The closest any doctor got to a diagnosis was one gynecologist, who told her she had a benign fibroid on her uterus. The concern level wasn’t high, and Hannah was instructed to wait 90 days for surgery. Unfortunately, it was impossible to wait these 90 days, as she collapsed while horseback riding in October of last year.
She was rushed to the hospital, and it was there that she finally received an ovarian cancer diagnosis. Doctors found a tumor that was nearly 8 inches wide and had ruptured; they rushed to remove it surgically. Afterwards, they started Hannah on a chemotherapy regimen.
The situation has been difficult, especially as Hannah’s family – who live back in England, where she’s originally from – is not allowed to come visit due to COVID-19 restrictions. Luckily, she has lots of love and support from her friends in Australia to help her through. Two have even set up a GoFundMe to help her out during this process.
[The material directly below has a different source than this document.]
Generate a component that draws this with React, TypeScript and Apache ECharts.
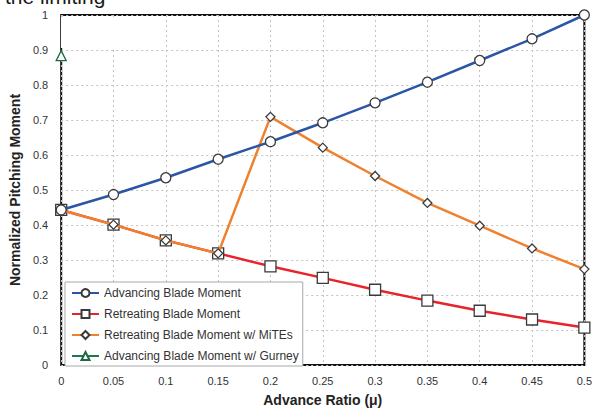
import React, { useEffect, useRef } from "react";
import * as echarts from "echarts";

// Advance ratio (mu) sample points
const advanceRatio = [0, 0.05, 0.1, 0.15, 0.2, 0.25, 0.3, 0.35, 0.4, 0.45, 0.5];

// Normalized pitching moment per case
const advancingMoment = [0.443, 0.487, 0.535, 0.588, 0.638, 0.692, 0.749, 0.808, 0.87, 0.932, 1.0];
const retreatingMoment = [0.443, 0.401, 0.356, 0.319, 0.282, 0.249, 0.215, 0.184, 0.155, 0.13, 0.107];
const retreatingMiTEs = [0.443, 0.401, 0.356, 0.319, 0.709, 0.621, 0.54, 0.463, 0.398, 0.333, 0.274];
const advancingGurneyX = [0];
const advancingGurney = [0.884];

const seriesNames = [
  "Advancing Blade Moment",
  "Retreating Blade Moment",
  "Retreating Blade Moment w/ MiTEs",
  "Advancing Blade Moment w/ Gurney",
];

const pairs = (xs: number[], ys: number[]) => ys.map((y, i) => [xs[i], y]);

const FONT = "Liberation Sans, Arial, Helvetica, sans-serif";

export default function App() {
  const ref = useRef<HTMLDivElement>(null);

  useEffect(() => {
    if (!ref.current) return;
    const chart = echarts.init(ref.current, undefined, { renderer: "svg" });

    const markerStyle = {
      color: "#ffffff",
      borderColor: "#3a3a3a",
      borderWidth: 1.3,
    };

    chart.setOption({
      animation: false,
      backgroundColor: "#ffffff",
      textStyle: { fontFamily: FONT },
      grid: {
        left: 59,
        right: 9,
        top: 15,
        bottom: 43,
        show: true,
        borderColor: "#111111",
        borderWidth: 2,
        backgroundColor: "transparent",
      },
      legend: {
        left: 65,
        top: 282,
        orient: "vertical",
        data: seriesNames,
        backgroundColor: "#ffffff",
        borderColor: "#a8a8a8",
        borderWidth: 1,
        padding: [5, 4, 4, 6],
        itemWidth: 27,
        itemHeight: 10,
        itemGap: 9,
        textStyle: { fontFamily: FONT, fontSize: 12, color: "#333333" },
        z: 10,
      },
      xAxis: {
        type: "value",
        min: 0,
        max: 0.5,
        interval: 0.05,
        name: "Advance Ratio (\u03bc)",
        nameLocation: "middle",
        nameGap: 28,
        nameTextStyle: { fontFamily: FONT, fontSize: 14, fontWeight: "bold", color: "#222222" },
        axisLine: { show: false },
        axisTick: { show: false },
        axisLabel: { fontFamily: FONT, fontSize: 11, color: "#333333", margin: 10 },
        splitLine: { show: true, lineStyle: { type: [2, 3], color: "#c4c4c4", width: 1 } },
      },
      yAxis: {
        type: "value",
        min: 0,
        max: 1,
        interval: 0.1,
        name: "Normalized Pitching Moment",
        nameLocation: "middle",
        nameGap: 35,
        nameTextStyle: { fontFamily: FONT, fontSize: 14, fontWeight: "bold", color: "#222222" },
        axisLine: { show: false },
        axisTick: { show: false },
        axisLabel: { fontFamily: FONT, fontSize: 11, color: "#333333", margin: 13 },
        splitLine: { show: true, lineStyle: { type: [2, 3], color: "#c4c4c4", width: 1 } },
      },
      graphic: [
        {
          type: "rect",
          shape: { x: 61, y: 17, width: 83, height: 31 },
          style: { fill: "#ffffff" },
          z: 1,
        },
        {
          type: "text",
          x: 5,
          y: -4,
          style: {
            text: "the limiting",
            fontSize: 21,
            fontFamily: FONT,
            fill: "#1a1a1a",
            verticalAlign: "middle",
          },
          z: 1,
        },
      ],
      series: [
        {
          name: seriesNames[1],
          type: "line",
          data: pairs(advanceRatio, retreatingMoment),
          symbol: "rect",
          symbolSize: 11,
          lineStyle: { color: "#e8232b", width: 2.5 },
          itemStyle: markerStyle,
          z: 3,
        },
        {
          name: seriesNames[2],
          type: "line",
          data: pairs(advanceRatio, retreatingMiTEs),
          symbol: "diamond",
          symbolSize: 9,
          lineStyle: { color: "#f0802e", width: 2.5 },
          itemStyle: markerStyle,
          z: 4,
        },
        {
          name: seriesNames[0],
          type: "line",
          data: pairs(advanceRatio, advancingMoment),
          symbol: "circle",
          symbolSize: 10,
          lineStyle: { color: "#2b56a6", width: 2.5 },
          itemStyle: markerStyle,
          z: 5,
        },
        {
          name: seriesNames[3],
          type: "line",
          data: pairs(advancingGurneyX, advancingGurney),
          symbol: "triangle",
          symbolSize: 10,
          lineStyle: { color: "#1b7a4c", width: 2.5 },
          itemStyle: { color: "#ffffff", borderColor: "#1b6a44", borderWidth: 1.3 },
          z: 6,
        },
      ],
    });

    return () => chart.dispose();
  }, []);

  return (
    <div
      ref={ref}
      style={{ position: "fixed", left: 0, top: 0, width: 595, height: 412 }}
    />
  );
}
In the end, Hannah wants to let other young women know to be persistent with their doctors if they’re experiencing similar symptoms. She urges others to recognize that “this is not just a cancer which affects older women.”
About Ovarian Cancer
As the name suggests, ovarian cancer forms in the ovaries, two organs besides the uterus that store eggs and produce hormones. There are four forms of this cancer: small cell carcinoma of the ovary (SCCO), germ cell carcinoma tumors, epithelial tumors, and stromal carcinoma tumors. While all of these types differ slightly in the symptoms they cause, common effects include abdominal swelling, loss of appetite, bloating, urinary symptoms, and pelvic pain. Medical professionals are unsure as to what exactly causes this cancer and the accompanying symptoms, but they have identified a mutated gene that raises one’s chance of developing ovarian cancer: the BRCA gene.
Surgical removal of the Fallopian tubes, ovaries, omentum, uterus, and nearby lymph nodes is the major form of treatment for this cancer. In some cases, doctors only have to remove one ovary and Fallopian tube. Other treatment options include chemotherapy, medications, and radiation therapy.